Rhodes feeling the pinch of low funds
RHODES University is a going concern which is not about to close down, says vice-chancellor Dr Sizwe Mabizela.
In a letter to alumni responding to recent reports that the university faced a financial crisis, Mabizela said the strain the university faced was not unique and was being experienced by most public universities.
“Given its smallness, Rhodes University is particularly vulnerable and sensitive to changes in its funding streams that are a result of a fiscally strained national environment in which we find ourselves.”
He painted a bleak economic context within which universities had to function.
The official unemployment rate stood at 26.7%, economic growth rate was just 0.2% and some 16.9 million South Africans received and relied on a state grant.
South Africa also boasted the most unequal society in the world.
Universities were chronically underfunded.

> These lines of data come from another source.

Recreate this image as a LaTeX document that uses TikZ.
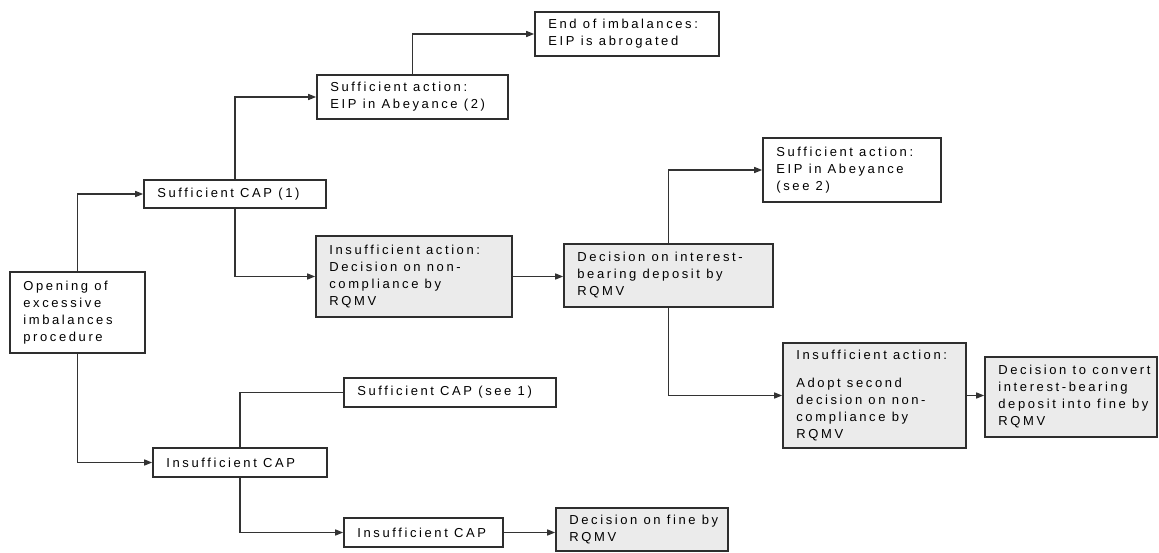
\documentclass[tikz,border=0pt]{standalone}
\usepackage{fontspec}
\setmainfont{Liberation Sans}[LetterSpace=20]
\usetikzlibrary{arrows.meta}

\definecolor{boxline}{HTML}{2E2E2E}
\definecolor{wireline}{HTML}{333333}
\definecolor{boxgray}{HTML}{EBEBEB}

\tikzset{
  box/.style={draw=boxline, line width=1.6pt, fill=white, inner sep=0pt},
  graybox/.style={box, fill=boxgray},
  txt/.style={anchor=west, align=left, inner sep=0pt,
              font=\fontsize{13pt}{17pt}\selectfont},
  wire/.style={draw=wireline, line width=1.3pt},
  arr/.style={wire, -{Triangle[length=8pt,width=6pt]}},
}

% \flowbox{name}{style}{x1}{y1}{x2}{y2}{text}: box by its corners, text set inside at the left
\newcommand{\flowbox}[7]{%
  \node[#2, minimum width={#5-#3}, minimum height={#6-#4}] (#1) at ({(#3+#5)/2},{(#4+#6)/2}) {};
  \node[txt] (#1-t) at ([xshift=14pt]#1.west) {#7};
}

\begin{document}
\begin{tikzpicture}[x=1pt,y=-1pt]
\useasboundingbox (0,0) rectangle (1159,553);

% boxes
\flowbox{open}{box}{10}{272}{145}{353}{Opening of\\excessive\\imbalances\\procedure}
\flowbox{suf1}{box}{144}{180}{326}{208}{Sufficient CAP (1)}
\flowbox{sa2}{box}{317}{75}{508}{119}{Sufficient action:\\EIP in Abeyance (2)}
\flowbox{endi}{box}{535}{12}{719}{56}{End of imbalances:\\EIP is abrogated}
\flowbox{ia1}{graybox}{316}{236}{512}{317}{Insufficient action:\\Decision on non-\\compliance by\\RQMV}
\flowbox{dib}{graybox}{564}{244}{773}{307}{Decision on interest-\\bearing deposit by\\RQMV}
\flowbox{sa2b}{box}{763}{138}{941}{202}{Sufficient action:\\EIP in Abeyance\\(see 2)}
\flowbox{ia2}{graybox}{783}{343}{966}{448}{Insufficient action:\\[11pt]Adopt second\\decision on non-\\compliance by\\RQMV}
\flowbox{dtc}{graybox}{985}{357}{1157}{437}{Decision to convert\\interest-bearing\\deposit into fine by\\RQMV}
\flowbox{see1}{box}{344}{378}{556}{407}{Sufficient CAP (see 1)}
\flowbox{ins1}{box}{153}{448}{327}{477}{Insufficient CAP}
\flowbox{ins2}{box}{344}{518}{503}{547}{Insufficient CAP}
\flowbox{fine}{graybox}{556}{508}{728}{551}{Decision on fine by\\RQMV}

% connectors
\draw[arr] (open.north) |- (suf1.west);
\draw[arr] (open.south) |- (ins1.west);
\draw[arr] (suf1.north) |- (sa2.west);
\draw[arr] (suf1.south) |- (ia1.west);
\draw[arr] (sa2.north) |- (endi.west);
\draw[arr] (ia1.east) -- (ia1.east -| dib.west);
\draw[arr] (dib.north) |- (sa2b.west);
\draw[arr] (dib.south) |- (ia2.west);
\draw[arr] (ia2.east) -- (ia2.east -| dtc.west);
\draw[wire] (ins1.north) |- (see1.west);
\draw[arr] (ins1.south) |- (ins2.west);
\draw[arr] (ins2.east) -- (ins2.east -| fine.west);
\end{tikzpicture}
\end{document}
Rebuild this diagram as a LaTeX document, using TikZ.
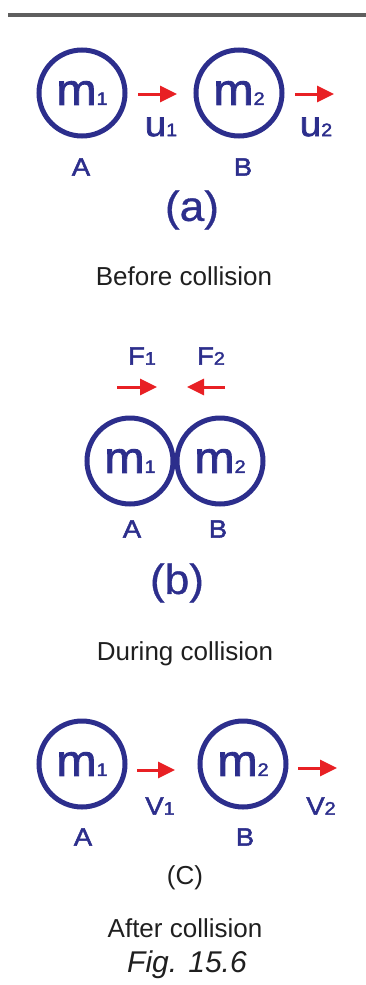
\documentclass[tikz,border=0pt]{standalone}
\usepackage{fontspec}
\setmainfont{Liberation Sans}
\newfontfamily\lblfont[FakeStretch=1.1, FakeBold=2]{Liberation Sans}
\newfontfamily\tagfont[FakeStretch=1.05, FakeBold=0.8]{Liberation Sans}
\usetikzlibrary{arrows.meta}
\definecolor{ballblue}{RGB}{44,46,140}
\definecolor{arrred}{RGB}{232,32,36}
\definecolor{scangray}{RGB}{95,95,95}
\newcommand{\sub}[1]{{\fontsize{18}{18}\selectfont #1}}

\begin{document}
\begin{tikzpicture}[x=1pt, y=-1pt,
    ball/.style={circle, draw=ballblue, line width=5pt, minimum size=86pt,
        inner sep=0pt, text=ballblue, font=\lblfont\fontsize{44}{44}\selectfont},
    vlbl/.style={text=ballblue, inner sep=0pt, font=\lblfont\fontsize{35}{35}\selectfont},
    plbl/.style={text=ballblue, inner sep=0pt, font=\lblfont\fontsize{25}{25}\selectfont},
    tag/.style={text=ballblue, inner sep=0pt, font=\tagfont\fontsize{42}{42}\selectfont},
    caption/.style={anchor=base, inner sep=0pt, text=black!88, font=\fontsize{26}{26}\selectfont},
    arr/.style={-{Triangle[length=17pt, width=16pt]}, line width=3pt, arrred}
]
\useasboundingbox (0,0) rectangle (366,985);
\fill[scangray] (8,13) rectangle (366,17);

% (a) before collision
\node[ball] (ma) at (82,93) {m\sub{1}};
\node[ball] (mb) at (239,93) {m\sub{2}};
\coordinate (ua1) at (138,94);
\coordinate (ub1) at (177,94);
\coordinate (ua2) at (295,94);
\coordinate (ub2) at (334,94);
\draw[arr] (ua1) -- (ub1);
\draw[arr] (ua2) -- (ub2);
\node[vlbl] (u1) at (161,127) {u\sub{1}};
\node[vlbl] (u2) at (316,127) {u\sub{2}};
\node[plbl] (la) at (81,167) {A};
\node[plbl] (lb) at (243,167) {B};
\node[tag] (taga) at (192,210) {(a)};
\node[caption] (capa) at (184,285) {Before collision};

% (b) during collision
\node[plbl] (f1) at (142,356) {F\sub{1}};
\node[plbl] (f2) at (211,356) {F\sub{2}};
\coordinate (fa1) at (117,387);
\coordinate (fb1) at (157,387);
\coordinate (fa2) at (225,387);
\coordinate (fb2) at (187,387);
\draw[arr] (fa1) -- (fb1);
\draw[arr] (fa2) -- (fb2);
\node[ball] (ca) at (130,461) {m\sub{1}};
\node[ball] (cb) at (220,461) {m\sub{2}};
\node[plbl] (lc) at (132,529) {A};
\node[plbl] (ld) at (218,529) {B};
\node[tag] (tagb) at (177,583) {(b)};
\node[caption] (capb) at (185,660) {During collision};

% (c) after collision
\node[ball] (pa) at (82,764) {m\sub{1}};
\node[ball] (pb) at (243,764) {m\sub{2}};
\coordinate (va1) at (137,770);
\coordinate (vb1) at (175,770);
\coordinate (va2) at (298,768);
\coordinate (vb2) at (337,768);
\draw[arr] (va1) -- (vb1);
\draw[arr] (va2) -- (vb2);
\node[plbl] (v1) at (160,806) {V\sub{1}};
\node[plbl] (v2) at (321,806) {V\sub{2}};
\node[plbl] (le) at (83,837) {A};
\node[plbl] (lf) at (245,837) {B};
\node[caption] (tagc) at (185,884) {(C)};
\node[caption] (capc) at (185,937) {After collision};
\node[caption, font=\itshape\fontsize{30}{30}\selectfont] (fig) at (187,972) {Fig. 15.6};
\end{tikzpicture}
\end{document}
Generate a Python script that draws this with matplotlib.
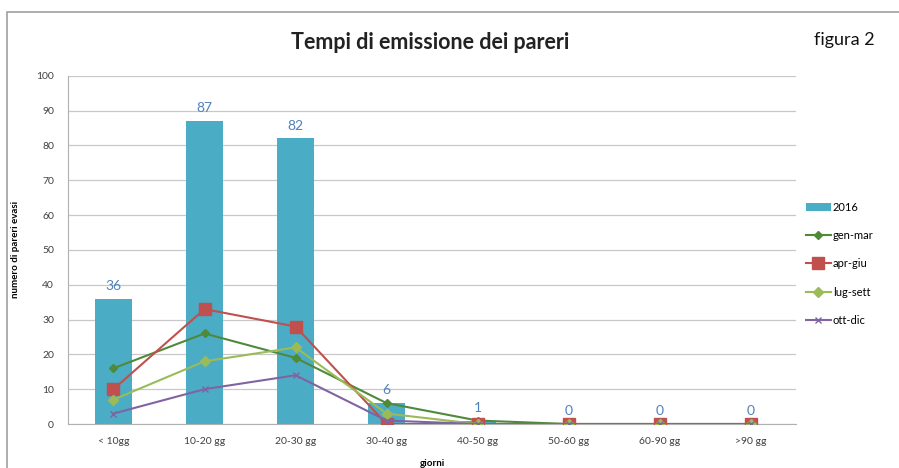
import matplotlib.pyplot as plt
import numpy as np
from matplotlib.patches import Rectangle

plt.rcParams['font.family'] = ['Lato', 'DejaVu Sans']

# data
categories = ['< 10gg', '10-20 gg', '20-30 gg', '30-40 gg', '40-50 gg', '50-60 gg', '60-90 gg', '>90 gg']
tot_2016 = [36, 87, 82, 6, 1, 0, 0, 0]
gen_mar = [16, 26, 19, 6, 1, 0, 0, 0]
apr_giu = [10, 33, 28, 0, 0, 0, 0, 0]
lug_sett = [7, 18, 22, 3, 0, 0, 0, 0]
ott_dic = [3, 10, 14, 1, 0, 0, 0, 0]

fig = plt.figure(figsize=(8.99, 4.68), dpi=100)
ax = fig.add_axes([0.0756, 0.094, 0.81, 0.744])

# chart frame
fig.patches.append(Rectangle((7 / 899, -0.1), 1.2, 1 - 12 / 468 + 0.1, transform=fig.transFigure,
                             fill=False, edgecolor='#a0a0a0', linewidth=1.2))

x = np.arange(len(categories))
ax.bar(x, tot_2016, width=0.4, color='#4BACC6', label='2016', zorder=2)
for xi, v in zip(x, tot_2016):
    ax.text(xi, v + 2, str(v), ha='center', va='bottom', color='#4F81BD', fontsize=10)

ax.plot(x, gen_mar, color='#4E8A3A', marker='D', markersize=4, linewidth=1.5, label='gen-mar', zorder=3)
ax.plot(x, apr_giu, color='#C0504D', marker='s', markersize=8, linewidth=1.5, label='apr-giu', zorder=3)
ax.plot(x, lug_sett, color='#9BBB59', marker='D', markersize=5, linewidth=1.5, label='lug-sett', zorder=3)
ax.plot(x, ott_dic, color='#8064A2', marker='x', markersize=4, linewidth=1.5, label='ott-dic', zorder=3)

ax.set_xlim(-0.5, len(categories) - 0.5)
ax.set_ylim(0, 100)
ax.set_yticks(range(0, 101, 10))
ax.set_xticks(x)
ax.set_xticklabels(categories, fontsize=7.5, color='#404040')
ax.tick_params(axis='y', labelsize=7.5, colors='#404040', length=0, pad=10)
ax.tick_params(axis='x', length=0, pad=9)
ax.grid(axis='y', color='#c8c8c8', linewidth=0.9, zorder=0)
for s in ['top', 'right']:
    ax.spines[s].set_visible(False)
ax.spines['left'].set_color('#b0b0b0')
ax.spines['bottom'].set_color('#b0b0b0')

ax.set_ylabel('numero di pareri evasi', fontsize=7, fontweight='bold', labelpad=12)
ax.set_xlabel('giorni', fontsize=7, fontweight='bold', labelpad=10)

fig.text(0.478, 0.91, 'Tempi di emissione dei pareri', ha='center', va='center',
         fontsize=15.5, fontweight='bold', color='#222222')
fig.text(0.939, 0.915, 'figura 2', ha='center', va='center', fontsize=13, color='#111111')

handles, labels = ax.get_legend_handles_labels()
order = [4, 0, 1, 2, 3]
ax.legend([handles[i] for i in order], [labels[i] for i in order],
          loc='center left', bbox_to_anchor=(1.0, 0.46), frameon=False, fontsize=8,
          handlelength=2.2, handletextpad=0.2, labelspacing=1.55)

fig.savefig('out.png', dpi=100)
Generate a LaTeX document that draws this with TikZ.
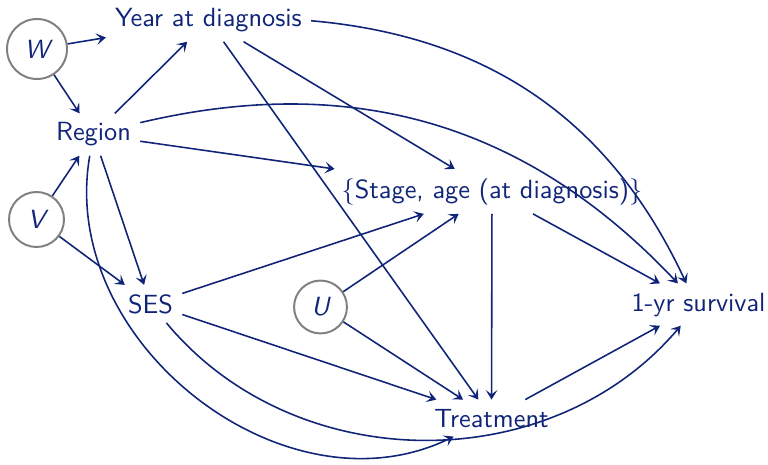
\documentclass[tikz,border=0pt]{standalone}
\usetikzlibrary{arrows.meta}
\definecolor{navy}{RGB}{16,36,120}
\begin{document}
\begin{tikzpicture}[x=0.38pt,y=-0.38pt,
  every node/.style={font=\sffamily,text=navy},
  txt/.style={anchor=base},
  latent/.style={circle,draw=gray,line width=0.75pt,inner sep=0pt,font=\sffamily\itshape},
  edge/.style={draw=navy,line width=0.6pt,-{Stealth[length=3.6pt,width=4.4pt,inset=1.6pt]}}]
\useasboundingbox (0,0) rectangle (768,465);
\node[latent,minimum size=22.8pt] (W) at (37,49) {W};
\node[latent,minimum size=20.9pt] (V) at (36.5,219.5) {V};
\node[latent,minimum size=20.1pt] (U) at (320.5,307) {U};
\node[txt] (Y) at (208.5,27) {Year at diagnosis};
\node[txt] (R) at (93.5,141) {Region};
\node[txt] (S) at (150.5,313) {SES};
\node[txt] (SA) at (492,198) {$\{$Stage, age (at diagnosis)$\}$};
\node[txt] (O) at (698.5,311) {1-yr survival};
\node[txt] (T) at (491.5,427) {Treatment};
\path[edge] (W) -- (Y);
\path[edge] (W) -- (R);
\path[edge] (R) -- (Y);
\path[edge] (V) -- (R);
\path[edge] (V) -- (S);
\path[edge] (R) -- (S);
\path[edge] (R) -- (SA);
\path[edge] (R) to[bend left=30] (O);
\path[edge] (R) to[out=-100,in=206,looseness=1.05] (T);
\path[edge] (Y) -- (SA);
\path[edge] (Y) -- (T);
\path[edge] (Y) to[bend left=30] (O);
\path[edge] (S) -- (SA);
\path[edge] (S) -- (T);
\path[edge] (S) to[bend right=50] (O);
\path[edge] (U) -- (SA);
\path[edge] (U) -- (T);
\path[edge] (SA) -- (T);
\path[edge] (SA) -- (O);
\path[edge] (T) -- (O);
\end{tikzpicture}
\end{document}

The government subsidy had dropped from 50% in 1994 to 40% in 2014, while the student proportion of higher education funding grew from 20% in 1994 to 31% in 2014.
“This decline in state subsidy has forced universities to increase the student fee income to maintain the quality of the educational experience of students,” Mabizela said.
While higher education enrolment had doubled from about 500 000 in 1994 to about one million in 2016, the number of feepaying students – as a proportion of the entire public higher education enrolment – had dropped significantly.
Some 405 000 students were funded by the National Student Financial Aid Scheme (NSFAS), but the level and extent of this remained inadequate.
The demand for NSFAS funding far outstripped available resources.
The government had placed a moratorium on fee increases for 2016 and had provided just R1.9billion towards the resulting R2.3-billion shortfall. “All public universities are experiencing considerable financial hardships. Some have embarked on austerity measures and others have offered their staff voluntary severance packages.”
Mabizela said to assist students Rhodes had done away with its 50% minimum initial payment and replaced it with a 10% registration fee.